# Just an Arachnid...



## Willybomb (Aug 2, 2019)

Gudday all, here's an Arachnid for a custom order, featuring a custom eeprom from here.


----------



## MightySmallElectrons (Aug 2, 2019)

EEPY BEEPY indeed.


----------



## griff10672 (Aug 2, 2019)

very nice !


----------



## Chuck D. Bones (Aug 3, 2019)

Very clean inside and out!  Is the box from Mammoth?  They have some cool pre-painted colors.  I can't read all of the mode settings, can you list them please?


----------



## geekmacdaddy (Aug 3, 2019)

Fantastic.


----------



## Willybomb (Aug 3, 2019)

Chuck D. Bones said:


> Very clean inside and out!  Is the box from Mammoth?  They have some cool pre-painted colors.  I can't read all of the mode settings, can you list them please?
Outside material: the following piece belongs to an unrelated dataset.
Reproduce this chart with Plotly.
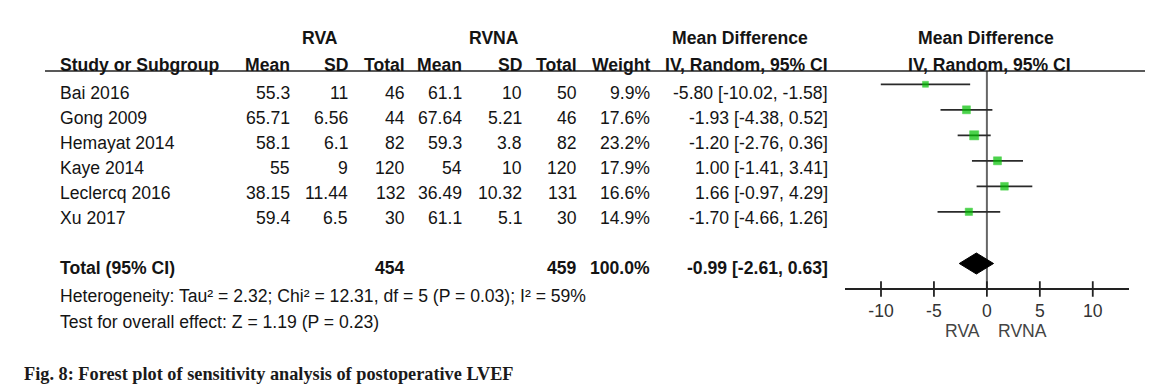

It's a tayda pre drilled enclosure.  I had to open up the program hole a bit to fit the rotary switch, but that was it.

The process was:
Grey etching primer,
Rustoleum glitter paint,
Many layers of Lani sealer (diluted 1:1, roughly) to build up the top and base so I could sand them flat
Couple of coats of Upol clear,
Transparent sticker
More Upol.

The programs are:
Digital Delay
Modulated Delay
Tape Delay
Pitch Delay
Space Delay
Kaleidoscope
Glimmer Reverb
Hypernova Reverb


----------



## zgrav (Aug 3, 2019)

Looks like it could have come straight from the Wizard of Oz in the Emerald City.  : ^ )


----------



## Marcos Camara (Aug 10, 2019)




----------



## celerystik (Aug 12, 2019)

Hey, really new to this sorry!

was wondering how you connected the arachnid to your PC to upload the EEPROM?

looks tight!!


----------



## Marcos Camara (Aug 13, 2019)

Hi, eeprom is already recorded.


----------